→ What is asked: Begin with the first line and repeat exactly through the line containing "return H - py"; leave every image out.

--- start of Supplied data ---

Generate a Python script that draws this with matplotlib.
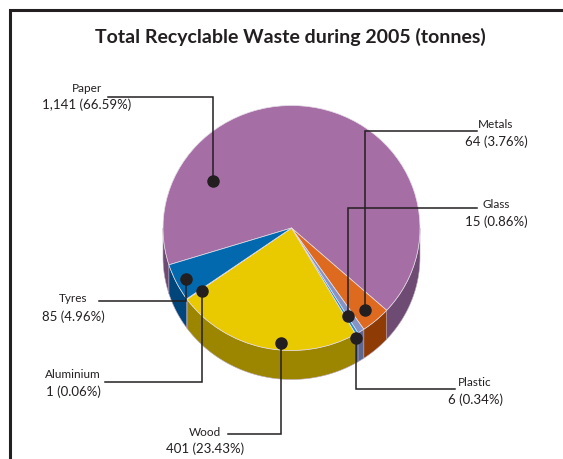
import numpy as np
import matplotlib
matplotlib.use("Agg")
import matplotlib.pyplot as plt
from matplotlib.patches import Polygon
from matplotlib.transforms import Affine2D

W, H = 563, 459

# Datos del grafico
categories = ["Paper", "Metals", "Glass", "Plastic", "Wood", "Aluminium", "Tyres"]
tonnes = ["1,141", "64", "15", "6", "401", "1", "85"]
percents = [66.59, 3.76, 0.86, 0.34, 23.43, 0.06, 4.96]

# Colores (cara superior y lateral)
top_colors = ["#A56FA6", "#DE6A20", "#8494C4", "#1F8DD6", "#E9C900", "#D8E2EC", "#0369AE"]
side_colors = ["#6E4B73", "#8F3B06", "#5B6894", "#155F92", "#9C8600", "#9AA4AE", "#00467B"]

# Geometria del pastel (pixeles, y hacia arriba)
CX, CY = 291.5, H - 228
RX, RY = 128.5, 122.5
DEPTH = 29
START = 197.5

# Etiquetas: (angulo, radio) del punto, centro x del texto, y nombre, y valor, y linea, x fin linea
labels = {
    "Paper": (147.9, 0.72, 87, 88, 105, 97, 108),
    "Metals": (-49.5, 0.88, 496, 124, 142, 131, 477),
    "Glass": (-58.5, 0.84, 496, 205, 222, 208, 477),
    "Plastic": (-61.0, 1.03, 475, 383, 400, 389, 455),
    "Wood": (-95.0, 0.94, 205, 432, 449, 434, 228),
    "Aluminium": (-143.6, 0.866, 73, 374, 392, 382, 105),
    "Tyres": (-153.1, 0.92, 73, 299, 317, 301, 99),
}

INK = "#231f20"
NAME_FONT = ["Liberation Sans Narrow", "Lato", "DejaVu Sans"]
VALUE_FONT = ["Lato", "DejaVu Sans"]


def Y(py):
    return H - py


fig = plt.figure(figsize=(W / 100, H / 100), dpi=100)
ax = fig.add_axes([0, 0, 1, 1])

# Cara superior
wedges, _ = ax.pie(percents, colors=top_colors, startangle=START, counterclock=False,
                   radius=RX, center=(CX, CY), frame=True,
                   wedgeprops=dict(edgecolor="#E8DEE8", linewidth=0.5))
squash = Affine2D().translate(-CX, -CY).scale(1, RY / RX).translate(CX, CY) + ax.transData
for w in wedges:
    w.set_transform(squash)
    w.set_zorder(3)

# Lateral (solo la mitad frontal)
bounds = START - 3.6 * np.concatenate([[0], np.cumsum(percents)])
for i in range(len(percents)):
    hi, lo = bounds[i], bounds[i + 1]
    for a, b in [(-180, 0), (180, 360)]:
        s, e = max(lo, a), min(hi, b)
        if e <= s:
            continue
        t = np.radians(np.linspace(s, e, 80))
        xs = CX + RX * np.cos(t)
        ys = CY + RY * np.sin(t)
        pts = np.column_stack([np.r_[xs, xs[::-1]], np.r_[ys, ys[::-1] - DEPTH]])
        ax.add_patch(Polygon(pts, closed=True, facecolor=side_colors[i],
                             edgecolor="#B9A6BC", linewidth=0.4, zorder=2))

# Puntos y lineas guia
for name, value, pct in zip(categories, tonnes, percents):
    ang, r, tx, ny, vy, ly, lx = labels[name]
    t = np.radians(ang)
    px = CX + r * RX * np.cos(t)
    py = CY + r * RY * np.sin(t)
    ax.plot([px, px, lx], [py, Y(ly), Y(ly)], color=INK, lw=1.1, zorder=4,
            solid_joinstyle="miter")
    ax.plot(px, py, "o", color=INK, markersize=8, zorder=5)
    ax.text(tx, Y(ny), name, ha="center", va="center", fontsize=8.5,
            family=NAME_FONT, color=INK)
    ax.text(tx, Y(vy), f"{value} ({pct:.2f}%)", ha="center", va="center",
            fontsize=9.5, family=VALUE_FONT, color=INK)

# Titulo
ax.text(290, Y(37), "Total Recyclable Waste during 2005 (tonnes)", ha="center",
        va="center", fontsize=14, fontweight="bold", family=VALUE_FONT, color=INK)

# Marco
ax.plot([9.5, 9.5, W + 5], [-5, Y(9.5), Y(9.5)], color=INK, lw=2.2,
        solid_joinstyle="miter", zorder=6)

ax.set_xlim(0, W)
ax.set_ylim(0, H)
ax.axis("off")
fig.savefig("out.png", dpi=100)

--- end of Supplied data ---

→ Task response:
Generate a Python script that draws this with matplotlib.
import numpy as np
import matplotlib
matplotlib.use("Agg")
import matplotlib.pyplot as plt
from matplotlib.patches import Polygon
from matplotlib.transforms import Affine2D

W, H = 563, 459

# Datos del grafico
categories = ["Paper", "Metals", "Glass", "Plastic", "Wood", "Aluminium", "Tyres"]
tonnes = ["1,141", "64", "15", "6", "401", "1", "85"]
percents = [66.59, 3.76, 0.86, 0.34, 23.43, 0.06, 4.96]

# Colores (cara superior y lateral)
top_colors = ["#A56FA6", "#DE6A20", "#8494C4", "#1F8DD6", "#E9C900", "#D8E2EC", "#0369AE"]
side_colors = ["#6E4B73", "#8F3B06", "#5B6894", "#155F92", "#9C8600", "#9AA4AE", "#00467B"]

# Geometria del pastel (pixeles, y hacia arriba)
CX, CY = 291.5, H - 228
RX, RY = 128.5, 122.5
DEPTH = 29
START = 197.5

# Etiquetas: (angulo, radio) del punto, centro x del texto, y nombre, y valor, y linea, x fin linea
labels = {
    "Paper": (147.9, 0.72, 87, 88, 105, 97, 108),
    "Metals": (-49.5, 0.88, 496, 124, 142, 131, 477),
    "Glass": (-58.5, 0.84, 496, 205, 222, 208, 477),
    "Plastic": (-61.0, 1.03, 475, 383, 400, 389, 455),
    "Wood": (-95.0, 0.94, 205, 432, 449, 434, 228),
    "Aluminium": (-143.6, 0.866, 73, 374, 392, 382, 105),
    "Tyres": (-153.1, 0.92, 73, 299, 317, 301, 99),
}

INK = "#231f20"
NAME_FONT = ["Liberation Sans Narrow", "Lato", "DejaVu Sans"]
VALUE_FONT = ["Lato", "DejaVu Sans"]


def Y(py):
    return H - py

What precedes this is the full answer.